Due to global warming, which heats up the surface of the tropical waters where hurricanes form, hurricanes are becoming stronger than ever?so strong, in fact, that scientists say we need a new way to categorize them. We’re not talking about naming them according to the alphabet, we’re talking about Categories 1-5. No far there is no Category 6, but if there was, it would have described Wilma, so something new is needed.

Ker Than writes in livescience.com that climatologist Kerry Emanuel says the current Kaffir-Simpson scale doesn’t do the job because it only describes the wind force, not the actual destruction. How did we start categorizing hurricanes, anyway? Unlike the Richter scale for earthquakes, in which each quake category is ten times larger than the one before it, hurricanes require more subtle measurement.

In 1967, Herbert Saffir (who is now age 88) was commissioned by the UN to study regions all over the world that had been decimated by hurricanes. He decided there was no way to adequately describe the effects of the hurricanes, so he devised a 1-5 category scale for the wind speeds. Robert Simpson, of the National Hurricane Center, later modified this to include the results of flooding.

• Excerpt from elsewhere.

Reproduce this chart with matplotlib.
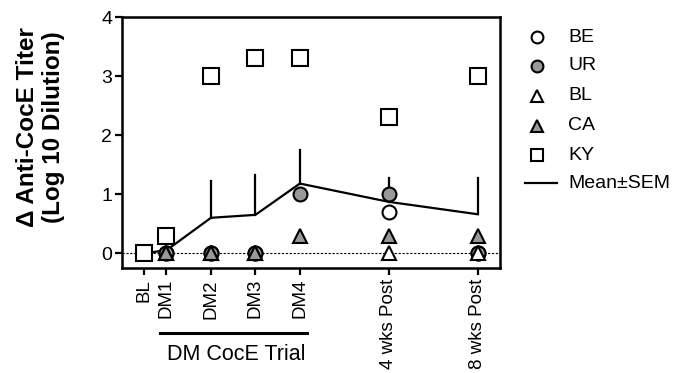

We now have the Saffir-Simpson Hurricane Rating scale. Category 1: 74-95 mph winds, 4-5 foot storm surge; category 2: 96-110 mph winds, 6-8 foot storm surge, category 3: 111-130 mph winds, 9-12 foot storm surge; category 4: 131-155 foot storm surge, 13-18 foot storm surge and finally (so far) category 5, which is 155 or greater mph winds and 18 feet or more storm surge.

Although so far we have not experienced a hurricane stronger than category 5, there is technically no upper limit on how powerful they could be. Scientists now think that storms increase 5% for every 1 degree of increase in tropical ocean temperatures, and since our oceans are heating up, our hurricane winds are getting stronger.

But meteorologist Chris Landsea, at the National Hurricane Center, thinks that the worst that could happen would be about a 5% increase in wind speed, by the end of this century. He doesn’t think hurricane winds will exceed 200 mph. So far, the fastest wind speed that’s ever been recorded was not a hurricane?it occurred in Oklahoma in 1999, when tornado winds reached 318 mph.

But one thing scientists do all agree on is that there will be more storms?and faster storms?in the future.